New figures released by the Australian Bureau of Statistics show that while around 35 per cent of payroll jobs initially lost as a result of the coronavirus have since been regained, total payroll jobs at the end of last month were still 5.7 per cent below mid-March when Australia recorded its 100th COVID-19 case.
However, the stats do point to considerable improvements, with payroll jobs rising by 3.3 per cent since the low in mid-April.
Looking at the data across the states, Victoria has been most impacted since the week ended 14 March, with payroll jobs decreasing by 6.6 per cent.
However, things are predicted to get worse for Victoria given the state’s recent return to lockdown, with businesses across Melbourne forced to shut their doors for at least six weeks due to a spike in COVID-19 cases.
According to the ABS, NSW is holding up best among the states, having lost 5 per cent of payroll jobs since the crisis started in March.

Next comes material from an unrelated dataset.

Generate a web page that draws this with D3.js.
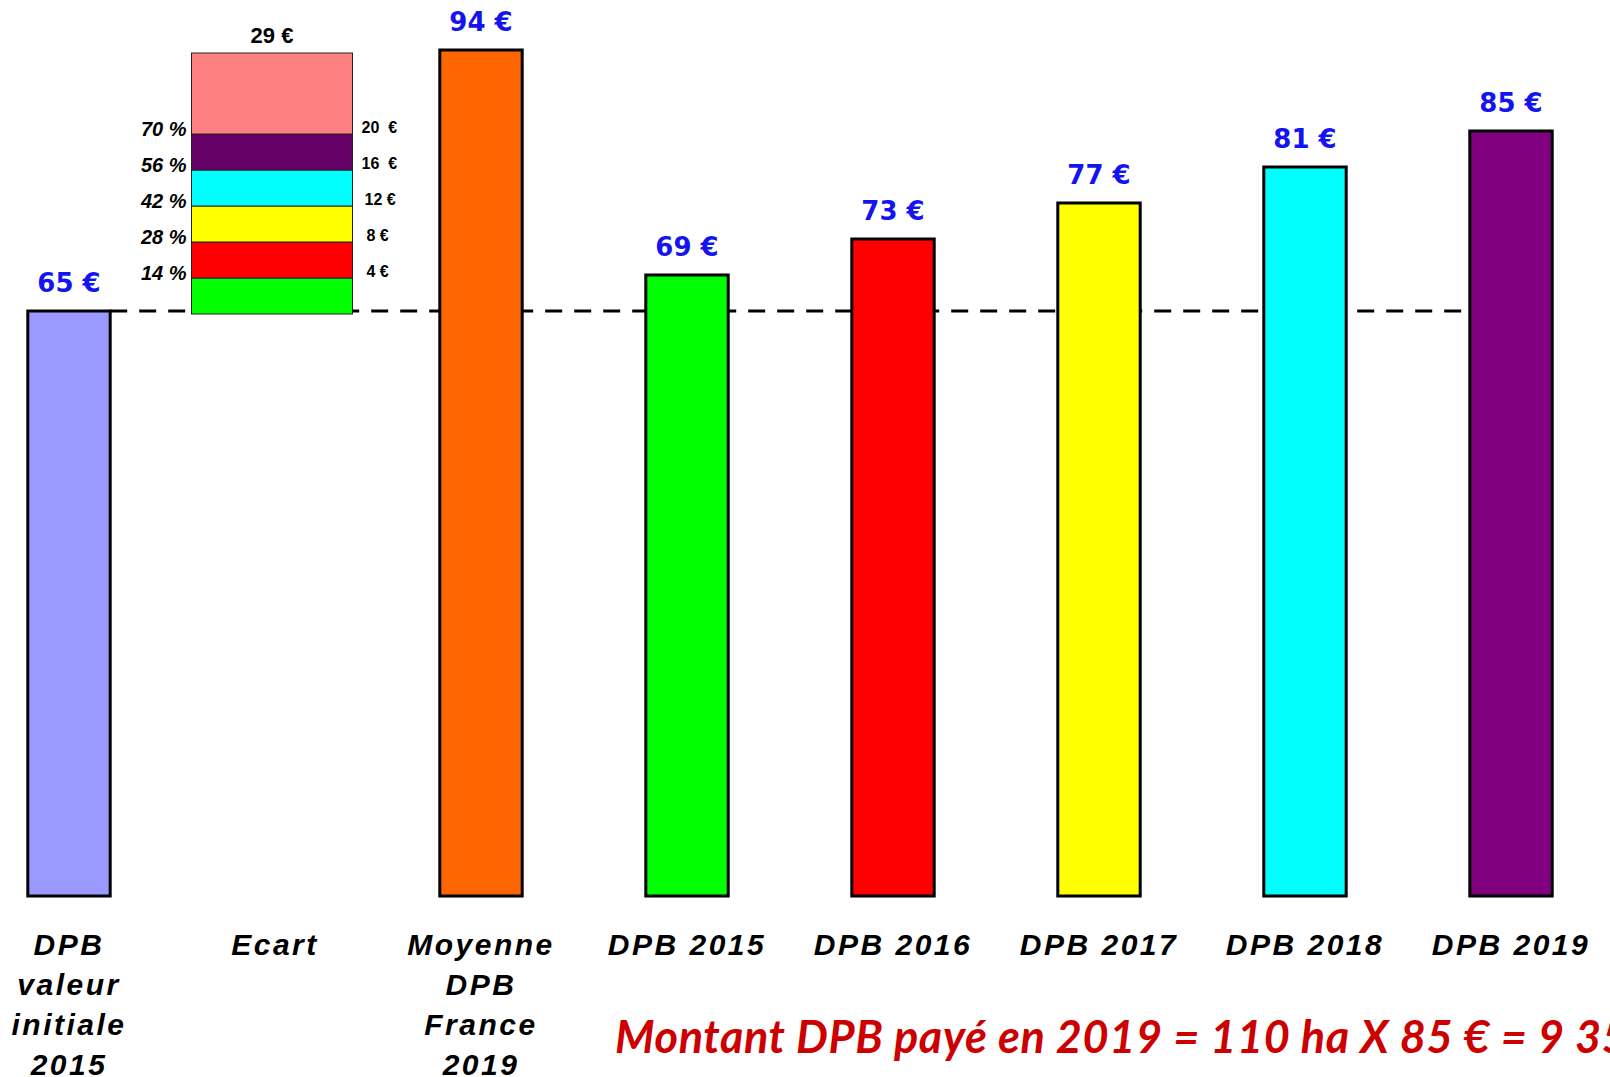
<!DOCTYPE html>
<html>
<head>
<meta charset="utf-8">
<script src="https://cdn.jsdelivr.net/npm/d3@7"></script>
<style>
  body { margin: 0; background: #ffffff; overflow: hidden; }
  svg { display: block; }
</style>
</head>
<body>
<div id="chart"></div>
<script>
// categories (multi-line labels)
var categories = [
    ["DPB", "valeur", "initiale", "2015"],
    ["Ecart"],
    ["Moyenne", "DPB", "France", "2019"],
    ["DPB 2015"], ["DPB 2016"], ["DPB 2017"], ["DPB 2018"], ["DPB 2019"]
];
var values = [65, null, 94, 69, 73, 77, 81, 85];
var barColors = ["#9999ff", null, "#ff6600", "#00ff00", "#ff0000", "#ffff00", "#00ffff", "#800080"];

// ecart stack, from the initial value up to the France average
var baseValue = 65;
var topValue = 94;
var ecartSteps = [4, 8, 12, 16, 20, 29];
var ecartPct = ["14 %", "28 %", "42 %", "56 %", "70 %"];
var ecartEuro = ["4 €", "8 €", "12 €", "16  €", "20  €"];
var ecartColors = ["#00ff00", "#ff0000", "#ffff00", "#00ffff", "#660066", "#ff8080"];

var footnote = "Montant DPB payé en 2019 = 110 ha X 85 € = 9 350 €";

var width = 1610, height = 1077;

var svg = d3.select("#chart").append("svg")
    .attr("width", width)
    .attr("height", height);

var x = d3.scaleBand()
    .domain(d3.range(categories.length))
    .range([-34, 1614])
    .paddingInner(0.6)
    .paddingOuter(0.3);

var y = d3.scaleLinear()
    .domain([0, 100])
    .range([896, -4]);

//dashed reference line at initial value (behind bars)
svg.append("line")
    .attr("x1", x(0) + x.bandwidth())
    .attr("x2", 1560)
    .attr("y1", y(baseValue))
    .attr("y2", y(baseValue))
    .attr("stroke", "#000")
    .attr("stroke-width", 3)
    .attr("stroke-dasharray", "17,12");

//ecart stack
var ecartW = 161;
var ecartX = x(1) + x.bandwidth() / 2 - ecartW / 2 - 3;
var stackData = ecartSteps.map(function(s, i) {
    return { lo: baseValue + (i ? ecartSteps[i - 1] : 0), hi: baseValue + s, color: ecartColors[i] };
});
svg.append("g").attr("transform", "translate(0,3)").selectAll("rect")
    .data(stackData).enter()
    .append("rect")
    .attr("x", ecartX)
    .attr("width", ecartW)
    .attr("y", function(d) { return y(d.hi); })
    .attr("height", function(d) { return y(d.lo) - y(d.hi); })
    .attr("fill", function(d) { return d.color; })
    .attr("stroke", "#222")
    .attr("stroke-width", 1);

svg.append("text")
    .attr("x", ecartX + ecartW / 2)
    .attr("y", y(topValue) - 7)
    .attr("text-anchor", "middle")
    .style("font", "bold 22px 'Liberation Sans', Arial, sans-serif")
    .text((topValue - baseValue) + " €");

//percent labels left of the stack
svg.append("g").selectAll("text")
    .data(ecartPct).enter()
    .append("text")
    .attr("x", ecartX - 5)
    .attr("y", function(d, i) { return y(baseValue + ecartSteps[i]) + 5; })
    .attr("text-anchor", "end")
    .style("font", "italic bold 20px 'Liberation Sans', Arial, sans-serif")
    .text(function(d) { return d; });

//euro labels right of the stack
svg.append("g").selectAll("text")
    .data(ecartEuro).enter()
    .append("text")
    .attr("x", function(d, i) { return ecartX + ecartW + (i < 2 ? 14 : (i < 3 ? 12 : 9)); })
    .attr("y", function(d, i) { return y(baseValue + ecartSteps[i]) + 2; })
    .style("font", "bold 16px 'Liberation Sans', Arial, sans-serif")
    .style("white-space", "pre")
    .text(function(d) { return d; });

//main bars
var barData = values.map(function(v, i) { return { v: v, i: i, color: barColors[i] }; })
    .filter(function(d) { return d.v !== null; });

svg.append("g").selectAll("rect")
    .data(barData).enter()
    .append("rect")
    .attr("x", function(d) { return x(d.i); })
    .attr("width", x.bandwidth())
    .attr("y", function(d) { return y(d.v); })
    .attr("height", function(d) { return y(0) - y(d.v); })
    .attr("fill", function(d) { return d.color; })
    .attr("stroke", "#000")
    .attr("stroke-width", 3);

//value labels
svg.append("g").selectAll("text")
    .data(barData).enter()
    .append("text")
    .attr("x", function(d) { return x(d.i) + x.bandwidth() / 2; })
    .attr("y", function(d) { return y(d.v) - 19; })
    .attr("text-anchor", "middle")
    .attr("fill", "#1414f0")
    .style("font", "bold 26px 'DejaVu Sans', Verdana, sans-serif")
    .text(function(d) { return d.v + " €"; });

//category labels
var catG = svg.append("g").selectAll("text")
    .data(categories).enter()
    .append("text")
    .attr("x", function(d, i) { return x(i) + x.bandwidth() / 2; })
    .attr("y", 955)
    .attr("text-anchor", "middle")
    .style("font", "italic bold 30px 'Liberation Sans', Arial, sans-serif")
    .style("letter-spacing", "2.5px");

catG.selectAll("tspan")
    .data(function(d) { return d; }).enter()
    .append("tspan")
    .attr("x", function() { return d3.select(this.parentNode).attr("x"); })
    .attr("dy", function(d, j) { return j ? 40 : 0; })
    .text(function(d) { return d; });

//footnote
svg.append("text")
    .attr("x", 615)
    .attr("y", 1053)
    .attr("fill", "#cc0000")
    .style("font", "italic bold 45px Lato, sans-serif")
    .style("letter-spacing", "0.6px")
    .text(footnote);
</script>
</body>
</html>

Other data gained from payroll records points to a recovery in jobs worked by females through June; however, total female job losses since mid-March were still greater, at 6 per cent, compared to 5.4 per cent for males.
Payroll jobs worked by people under 20 recovered more than for any other age group through June, increasing by 11.3 per cent.

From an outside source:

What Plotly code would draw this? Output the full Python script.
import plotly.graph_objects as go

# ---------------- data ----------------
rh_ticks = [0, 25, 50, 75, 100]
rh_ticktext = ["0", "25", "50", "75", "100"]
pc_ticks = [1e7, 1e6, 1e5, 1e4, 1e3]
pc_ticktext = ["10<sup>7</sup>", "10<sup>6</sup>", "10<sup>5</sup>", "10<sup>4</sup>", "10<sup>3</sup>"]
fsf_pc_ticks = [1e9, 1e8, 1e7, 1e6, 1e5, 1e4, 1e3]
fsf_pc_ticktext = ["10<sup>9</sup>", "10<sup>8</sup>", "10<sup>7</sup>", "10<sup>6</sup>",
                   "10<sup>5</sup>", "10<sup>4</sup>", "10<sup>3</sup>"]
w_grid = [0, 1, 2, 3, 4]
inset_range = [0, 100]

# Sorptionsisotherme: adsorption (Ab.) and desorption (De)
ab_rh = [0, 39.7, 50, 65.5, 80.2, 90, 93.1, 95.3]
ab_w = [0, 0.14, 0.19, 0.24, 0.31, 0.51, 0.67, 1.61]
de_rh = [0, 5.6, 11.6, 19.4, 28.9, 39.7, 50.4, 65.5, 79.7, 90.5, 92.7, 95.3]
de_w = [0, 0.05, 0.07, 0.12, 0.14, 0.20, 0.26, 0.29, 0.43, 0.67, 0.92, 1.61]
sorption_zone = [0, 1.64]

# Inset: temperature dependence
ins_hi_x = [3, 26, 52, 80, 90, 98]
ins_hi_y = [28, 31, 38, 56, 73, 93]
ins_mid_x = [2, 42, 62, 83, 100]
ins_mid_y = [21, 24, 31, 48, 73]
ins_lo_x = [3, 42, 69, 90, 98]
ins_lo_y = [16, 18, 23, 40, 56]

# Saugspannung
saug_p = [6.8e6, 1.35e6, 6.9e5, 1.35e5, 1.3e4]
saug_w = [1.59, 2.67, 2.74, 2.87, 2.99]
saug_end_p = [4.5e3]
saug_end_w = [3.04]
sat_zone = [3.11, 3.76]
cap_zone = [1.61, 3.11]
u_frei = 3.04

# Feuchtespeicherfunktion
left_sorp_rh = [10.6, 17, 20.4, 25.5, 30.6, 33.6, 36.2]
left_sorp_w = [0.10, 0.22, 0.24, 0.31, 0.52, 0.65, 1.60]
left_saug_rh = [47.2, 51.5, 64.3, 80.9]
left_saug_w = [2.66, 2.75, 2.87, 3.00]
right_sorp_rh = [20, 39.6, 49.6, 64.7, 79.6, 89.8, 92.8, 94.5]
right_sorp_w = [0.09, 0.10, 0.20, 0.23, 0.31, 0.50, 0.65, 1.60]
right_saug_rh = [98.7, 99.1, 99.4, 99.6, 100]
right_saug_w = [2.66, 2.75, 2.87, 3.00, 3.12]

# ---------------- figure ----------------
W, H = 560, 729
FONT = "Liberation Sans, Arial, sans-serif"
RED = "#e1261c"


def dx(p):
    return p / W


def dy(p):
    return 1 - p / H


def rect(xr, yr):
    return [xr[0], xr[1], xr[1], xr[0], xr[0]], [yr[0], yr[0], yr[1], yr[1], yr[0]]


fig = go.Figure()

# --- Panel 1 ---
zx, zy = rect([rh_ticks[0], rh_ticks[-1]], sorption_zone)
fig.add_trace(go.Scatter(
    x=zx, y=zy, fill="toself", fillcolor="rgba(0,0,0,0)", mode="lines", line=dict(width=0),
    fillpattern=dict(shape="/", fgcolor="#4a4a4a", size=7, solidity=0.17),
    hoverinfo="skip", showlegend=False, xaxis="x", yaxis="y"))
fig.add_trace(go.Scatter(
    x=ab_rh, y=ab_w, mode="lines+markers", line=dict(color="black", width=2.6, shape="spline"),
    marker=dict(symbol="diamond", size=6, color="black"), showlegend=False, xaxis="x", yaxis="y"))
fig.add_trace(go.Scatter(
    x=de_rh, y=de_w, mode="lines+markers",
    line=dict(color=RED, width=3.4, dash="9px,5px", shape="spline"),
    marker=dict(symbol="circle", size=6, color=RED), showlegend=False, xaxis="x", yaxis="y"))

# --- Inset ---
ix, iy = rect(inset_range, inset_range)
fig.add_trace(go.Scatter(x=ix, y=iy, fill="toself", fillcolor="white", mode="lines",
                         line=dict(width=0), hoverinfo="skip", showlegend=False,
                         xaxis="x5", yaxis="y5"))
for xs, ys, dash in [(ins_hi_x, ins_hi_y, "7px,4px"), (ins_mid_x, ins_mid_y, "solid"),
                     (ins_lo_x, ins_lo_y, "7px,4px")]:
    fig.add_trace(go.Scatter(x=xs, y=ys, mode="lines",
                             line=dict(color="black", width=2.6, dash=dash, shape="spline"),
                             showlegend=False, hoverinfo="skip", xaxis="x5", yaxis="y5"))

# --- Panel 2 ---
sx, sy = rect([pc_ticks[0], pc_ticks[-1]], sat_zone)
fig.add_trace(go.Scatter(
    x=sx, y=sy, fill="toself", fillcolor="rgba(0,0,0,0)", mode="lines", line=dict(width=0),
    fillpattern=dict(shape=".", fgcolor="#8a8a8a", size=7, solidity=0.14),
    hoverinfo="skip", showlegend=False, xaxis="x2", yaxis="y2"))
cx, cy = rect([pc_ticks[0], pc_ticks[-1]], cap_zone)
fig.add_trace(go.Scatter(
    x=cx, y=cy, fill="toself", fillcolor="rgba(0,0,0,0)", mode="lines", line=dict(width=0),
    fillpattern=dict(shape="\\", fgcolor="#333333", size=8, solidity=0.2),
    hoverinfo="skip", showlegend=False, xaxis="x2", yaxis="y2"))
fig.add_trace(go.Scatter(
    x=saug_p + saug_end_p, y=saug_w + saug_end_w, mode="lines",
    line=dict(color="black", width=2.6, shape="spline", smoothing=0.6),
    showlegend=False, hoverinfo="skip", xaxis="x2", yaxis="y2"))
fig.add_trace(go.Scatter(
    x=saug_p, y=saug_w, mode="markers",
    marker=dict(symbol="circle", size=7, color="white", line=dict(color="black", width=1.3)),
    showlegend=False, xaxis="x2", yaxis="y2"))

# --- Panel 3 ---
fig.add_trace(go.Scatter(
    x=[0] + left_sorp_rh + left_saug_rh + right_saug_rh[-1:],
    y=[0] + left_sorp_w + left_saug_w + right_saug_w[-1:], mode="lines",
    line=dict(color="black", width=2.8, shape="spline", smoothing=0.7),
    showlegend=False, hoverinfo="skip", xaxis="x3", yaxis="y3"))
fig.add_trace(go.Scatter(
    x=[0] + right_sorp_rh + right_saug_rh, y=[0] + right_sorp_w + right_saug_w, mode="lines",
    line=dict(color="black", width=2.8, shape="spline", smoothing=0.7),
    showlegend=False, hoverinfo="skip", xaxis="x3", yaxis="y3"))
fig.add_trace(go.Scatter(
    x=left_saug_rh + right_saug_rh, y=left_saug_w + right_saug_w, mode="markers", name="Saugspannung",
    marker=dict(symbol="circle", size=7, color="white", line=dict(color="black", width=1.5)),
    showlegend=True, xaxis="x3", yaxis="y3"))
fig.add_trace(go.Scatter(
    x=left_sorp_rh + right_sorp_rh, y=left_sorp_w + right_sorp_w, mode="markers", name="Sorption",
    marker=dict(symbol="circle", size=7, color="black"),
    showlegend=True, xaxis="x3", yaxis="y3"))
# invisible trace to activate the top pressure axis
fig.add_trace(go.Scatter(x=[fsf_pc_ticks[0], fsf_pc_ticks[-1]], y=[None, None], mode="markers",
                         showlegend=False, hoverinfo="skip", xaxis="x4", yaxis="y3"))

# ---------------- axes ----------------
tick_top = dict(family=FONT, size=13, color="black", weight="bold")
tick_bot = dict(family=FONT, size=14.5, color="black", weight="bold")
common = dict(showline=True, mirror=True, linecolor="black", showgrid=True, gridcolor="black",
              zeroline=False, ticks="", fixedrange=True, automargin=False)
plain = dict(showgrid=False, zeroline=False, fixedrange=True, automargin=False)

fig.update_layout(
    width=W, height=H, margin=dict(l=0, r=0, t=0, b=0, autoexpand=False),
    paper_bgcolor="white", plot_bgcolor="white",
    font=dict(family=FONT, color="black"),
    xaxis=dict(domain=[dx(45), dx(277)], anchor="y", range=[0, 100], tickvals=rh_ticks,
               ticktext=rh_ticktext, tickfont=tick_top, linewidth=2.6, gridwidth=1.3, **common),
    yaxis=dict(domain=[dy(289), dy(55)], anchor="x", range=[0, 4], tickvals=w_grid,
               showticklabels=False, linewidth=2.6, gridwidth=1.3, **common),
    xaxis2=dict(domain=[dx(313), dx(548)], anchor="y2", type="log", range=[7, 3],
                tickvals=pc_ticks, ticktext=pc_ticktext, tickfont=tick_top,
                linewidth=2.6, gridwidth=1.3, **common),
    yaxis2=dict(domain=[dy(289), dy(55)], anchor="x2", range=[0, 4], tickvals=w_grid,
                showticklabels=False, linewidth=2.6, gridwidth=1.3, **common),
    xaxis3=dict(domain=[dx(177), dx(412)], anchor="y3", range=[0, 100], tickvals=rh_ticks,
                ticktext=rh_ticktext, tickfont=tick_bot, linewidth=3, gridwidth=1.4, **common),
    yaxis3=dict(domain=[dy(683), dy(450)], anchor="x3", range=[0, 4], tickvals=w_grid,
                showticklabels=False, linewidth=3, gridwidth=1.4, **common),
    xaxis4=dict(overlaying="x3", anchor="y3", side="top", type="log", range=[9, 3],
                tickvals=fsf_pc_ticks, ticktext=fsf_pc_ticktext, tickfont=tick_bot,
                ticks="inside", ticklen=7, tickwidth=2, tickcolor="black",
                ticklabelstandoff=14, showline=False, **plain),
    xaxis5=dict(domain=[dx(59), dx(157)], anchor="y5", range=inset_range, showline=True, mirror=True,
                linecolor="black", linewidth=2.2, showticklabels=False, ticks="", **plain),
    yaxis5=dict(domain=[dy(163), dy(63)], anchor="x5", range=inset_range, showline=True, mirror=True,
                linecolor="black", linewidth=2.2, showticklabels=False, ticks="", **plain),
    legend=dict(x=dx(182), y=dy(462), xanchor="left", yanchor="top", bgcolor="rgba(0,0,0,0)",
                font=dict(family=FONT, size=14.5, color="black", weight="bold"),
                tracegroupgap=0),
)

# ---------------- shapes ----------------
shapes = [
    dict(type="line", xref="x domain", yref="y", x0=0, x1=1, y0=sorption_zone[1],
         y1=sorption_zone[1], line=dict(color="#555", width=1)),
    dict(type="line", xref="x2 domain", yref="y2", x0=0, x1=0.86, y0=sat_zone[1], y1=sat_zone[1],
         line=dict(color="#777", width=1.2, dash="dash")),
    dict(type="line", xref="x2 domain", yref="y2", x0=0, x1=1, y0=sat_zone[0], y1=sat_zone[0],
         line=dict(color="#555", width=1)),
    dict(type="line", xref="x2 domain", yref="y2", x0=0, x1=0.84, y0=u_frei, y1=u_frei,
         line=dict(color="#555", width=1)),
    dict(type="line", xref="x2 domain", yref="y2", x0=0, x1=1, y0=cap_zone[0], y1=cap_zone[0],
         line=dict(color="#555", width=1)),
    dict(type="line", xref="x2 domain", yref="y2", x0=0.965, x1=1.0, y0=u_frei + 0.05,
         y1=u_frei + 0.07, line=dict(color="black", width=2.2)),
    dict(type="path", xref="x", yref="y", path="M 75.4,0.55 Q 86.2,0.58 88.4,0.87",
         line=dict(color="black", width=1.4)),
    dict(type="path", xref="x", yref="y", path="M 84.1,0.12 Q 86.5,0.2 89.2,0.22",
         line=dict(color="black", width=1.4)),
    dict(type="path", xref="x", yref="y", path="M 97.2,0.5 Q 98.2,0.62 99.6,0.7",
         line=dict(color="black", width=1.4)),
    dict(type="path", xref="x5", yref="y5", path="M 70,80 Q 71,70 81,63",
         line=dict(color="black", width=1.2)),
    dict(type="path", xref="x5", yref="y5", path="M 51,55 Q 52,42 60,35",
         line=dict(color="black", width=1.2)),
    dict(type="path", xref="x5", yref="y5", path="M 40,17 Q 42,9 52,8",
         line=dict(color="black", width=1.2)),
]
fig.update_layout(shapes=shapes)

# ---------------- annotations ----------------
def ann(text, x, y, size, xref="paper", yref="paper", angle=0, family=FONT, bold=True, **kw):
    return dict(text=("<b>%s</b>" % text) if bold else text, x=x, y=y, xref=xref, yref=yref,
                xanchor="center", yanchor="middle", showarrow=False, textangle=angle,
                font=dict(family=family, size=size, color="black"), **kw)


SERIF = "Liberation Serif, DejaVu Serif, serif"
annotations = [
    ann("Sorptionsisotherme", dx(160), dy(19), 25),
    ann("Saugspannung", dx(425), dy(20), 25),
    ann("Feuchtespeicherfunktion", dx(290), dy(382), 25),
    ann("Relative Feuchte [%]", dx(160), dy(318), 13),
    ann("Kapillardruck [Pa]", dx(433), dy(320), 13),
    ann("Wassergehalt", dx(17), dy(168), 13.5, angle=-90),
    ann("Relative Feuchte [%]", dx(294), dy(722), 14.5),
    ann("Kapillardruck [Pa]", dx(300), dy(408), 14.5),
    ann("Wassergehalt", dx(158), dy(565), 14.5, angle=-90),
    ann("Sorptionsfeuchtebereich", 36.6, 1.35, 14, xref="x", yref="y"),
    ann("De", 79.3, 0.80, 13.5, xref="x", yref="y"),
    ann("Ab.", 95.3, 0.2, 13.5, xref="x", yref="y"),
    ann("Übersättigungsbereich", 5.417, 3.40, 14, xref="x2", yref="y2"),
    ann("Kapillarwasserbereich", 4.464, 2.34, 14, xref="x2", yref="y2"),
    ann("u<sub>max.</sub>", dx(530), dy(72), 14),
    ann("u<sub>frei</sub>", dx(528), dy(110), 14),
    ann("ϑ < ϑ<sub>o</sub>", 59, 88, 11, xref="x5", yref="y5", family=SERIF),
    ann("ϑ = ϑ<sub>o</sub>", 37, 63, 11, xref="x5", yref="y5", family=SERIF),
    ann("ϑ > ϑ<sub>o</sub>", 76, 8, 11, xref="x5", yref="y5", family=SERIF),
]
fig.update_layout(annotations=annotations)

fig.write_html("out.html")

“By mid-April, job losses for people under 20 were around 23 per cent, but by the end of June, this had reduced to around 5 per cent,” said Bjorn Jarvis, head of labour statistics at the ABS.
Looking at the individual industries, accommodation and food services remained the industry hardest hit by the COVID-19 crisis, losing up to 21.2 per cent of payroll jobs from 14 March to 27 June.
Although at the end of June businesses in accommodation and food services did see a 0.4 of a percentage point rebound, the industry as a whole remained well below the pre-crisis data.
Not far behind sat the arts and recreation services industry, having lost 18.1 per cent of jobs since mid-March.
Late last month, Prime Minister Scott Morrison said that the government is worried about allowing the JobSeeker payment to become an impediment to work.
“We are getting a lot of anecdotal feedback from small businesses, even large businesses, where some of them are finding it hard to get people to come and take the shifts because they’re on these higher levels of payment,” Mr Morrison said at the time.
On Monday, the Treasurer confirmed these sentiments, explaining in a press conference that Australia’s effective unemployment rate is double the official jobless level, because it includes people who have decided against searching for work.
“That is around 13.3 per cent right now,” Josh Frydenberg told the media.
He has also confirmed that Victoria’s lockdown will significantly hurt the economy by wiping out $1 billion each week.